The recent on-demand-api performance tests revealed high CPU time by net/http tls handshakes. And, while the tests were running it was found that a single API instance was establishing more than 50k connections to s3 which clearly depicts this issue
This is owing to the fact that the existing s3.go library uses the default aws sdk v1 config and the aws sdk uses a default http client with default configuration values
func New(env *env.Environment) s3iface.S3API {
cfg := &aws.Config{
Region: aws.String(env.AWSRegion),
}The default transport:
- Does keep-alive, but
- Has no TLS session resumption (ClientSessionCache is nil),
- Very conservative idle connection settings.

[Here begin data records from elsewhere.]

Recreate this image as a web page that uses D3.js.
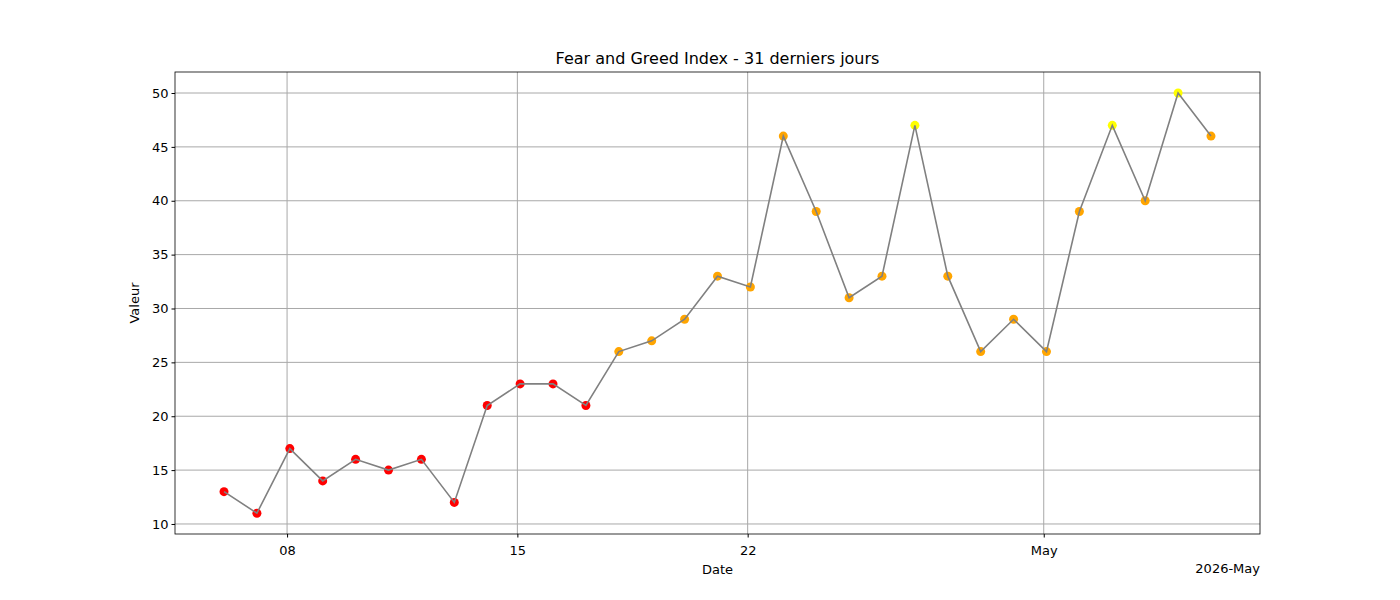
<!DOCTYPE html>
<html><head><meta charset="utf-8">
<script src="https://cdn.jsdelivr.net/npm/d3@7"></script>
<style>body{margin:0;background:#fff}svg{font-family:"DejaVu Sans",sans-serif}</style>
</head><body><svg id="c" width="1400" height="600"></svg>
<script>
const startDate = "2026-04-06T02:00";
const values = [13,11,17,14,16,15,16,12,21,23,23,21,26,27,29,33,32,46,39,31,33,47,33,26,29,26,39,47,40,50,46];
const tickDates = ["2026-04-08T00:00","2026-04-15T00:00","2026-04-22T00:00","2026-05-01T00:00"];
const tickLabels = ["08","15","22","May"];
const yTicks = [10,15,20,25,30,35,40,45,50];
const colorFor = v => v >= 47 ? "#ffff00" : v >= 25 ? "#ffa500" : "#ff0000";

const parse = d3.utcParse("%Y-%m-%dT%H:%M");
const day = 864e5;
const s0 = parse(startDate);
const dates = values.map((v,i)=>new Date(+s0 + i*day));
const svg = d3.select("#c");
const L=175,R=1260,T=72,B=534;
const x = d3.scaleUtc().domain([new Date(+s0-1.49*day), new Date(+dates[30]+1.49*day)]).range([L,R]);
const y = d3.scaleLinear().domain([9.07,51.95]).range([B,T]);
const td = tickDates.map(parse);

const g = svg.append("g");
g.selectAll(".gx").data(td).enter().append("line").attr("x1",d=>x(d)).attr("x2",d=>x(d)).attr("y1",T).attr("y2",B).attr("stroke","#a8a8a8").attr("stroke-width",1);
g.selectAll(".gy").data(yTicks).enter().append("line").attr("x1",L).attr("x2",R).attr("y1",d=>y(d)).attr("y2",d=>y(d)).attr("stroke","#a8a8a8").attr("stroke-width",1);

const xa = svg.append("g").attr("transform",`translate(0,${B})`).call(d3.axisBottom(x).tickValues(td).tickFormat((d,i)=>tickLabels[i]).tickSizeOuter(0).tickSize(3.5));
const ya = svg.append("g").attr("transform",`translate(${L},0)`).call(d3.axisLeft(y).tickValues(yTicks).tickSizeOuter(0).tickSize(3.5));
[xa,ya].forEach(a=>{a.select(".domain").remove();a.selectAll("text").attr("font-size",13).attr("fill","#000").attr("font-family","DejaVu Sans");});
xa.selectAll("text").attr("dy","1.1em");
svg.append("rect").attr("x",L).attr("y",T).attr("width",R-L).attr("height",B-T).attr("fill","none").attr("stroke","#000").attr("stroke-width",0.8);

svg.selectAll(".pt").data(values).enter().append("circle").attr("cx",(d,i)=>x(dates[i])).attr("cy",d=>y(d)).attr("r",4.5).attr("fill",d=>colorFor(d));
svg.append("path").datum(values).attr("fill","none").attr("stroke","#808080").attr("stroke-width",1.6)
 .attr("d",d3.line().x((d,i)=>x(dates[i])).y(d=>y(d)));

svg.append("text").attr("x",(L+R)/2).attr("y",64).attr("text-anchor","middle").attr("font-size",16).text("Fear and Greed Index - 31 derniers jours");
svg.append("text").attr("x",(L+R)/2).attr("y",574).attr("text-anchor","middle").attr("font-size",13).text("Date");
svg.append("text").attr("x",R).attr("y",573).attr("text-anchor","end").attr("font-size",13).text("2026-May");
svg.append("text").attr("transform",`translate(139,${(T+B)/2}) rotate(-90)`).attr("text-anchor","middle").attr("font-size",13).text("Valeur");
</script></body></html>
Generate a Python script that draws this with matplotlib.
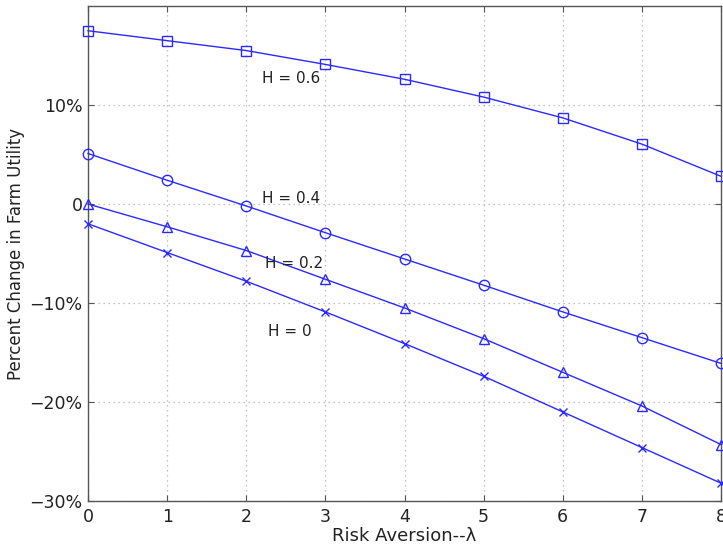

Detailed settings of the default http client
Idle connections: MaxIdleConns: 100 MaxIdleConnsPerHost: 2 * At most 2 idle keep-alive connections per S3 endpoint. With concurrency >2, new TLS handshakes happen all the time. Idle timeout: IdleConnTimeout: 90 seconds * idle conns are closed after 90s. TLS: TLSHandshakeTimeout: 10s TLSClientConfig: nil (so no ClientSessionCache)
In case of on-demand api, the NewGetLargeEntities fans out multiple parallel GetObjectWithContext calls, some requests reuse connections, but many still renegotiate full TLS handshakes.
Hence the recommendation is to use the custom http client with the below settings. The NewLRUClientSessionCache ensures tls resumption
func New(env *env.Environment) s3iface.S3API {
cfg := &aws.Config{
Region: aws.String(env.AWSRegion),
HTTPClient: &http.Client{
Transport: &http.Transport{
TLSClientConfig: &tls.Config{
MinVersion: tls.VersionTLS12,
ClientSessionCache: tls.NewLRUClientSessionCache(128),
},
MaxIdleConns: 100,
MaxIdleConnsPerHost: 100,
IdleConnTimeout: 90 * time.Second,
},
},
}This can be validated by running the current perf tests and inspecting the continuous profiler graph for TLS handshake activity.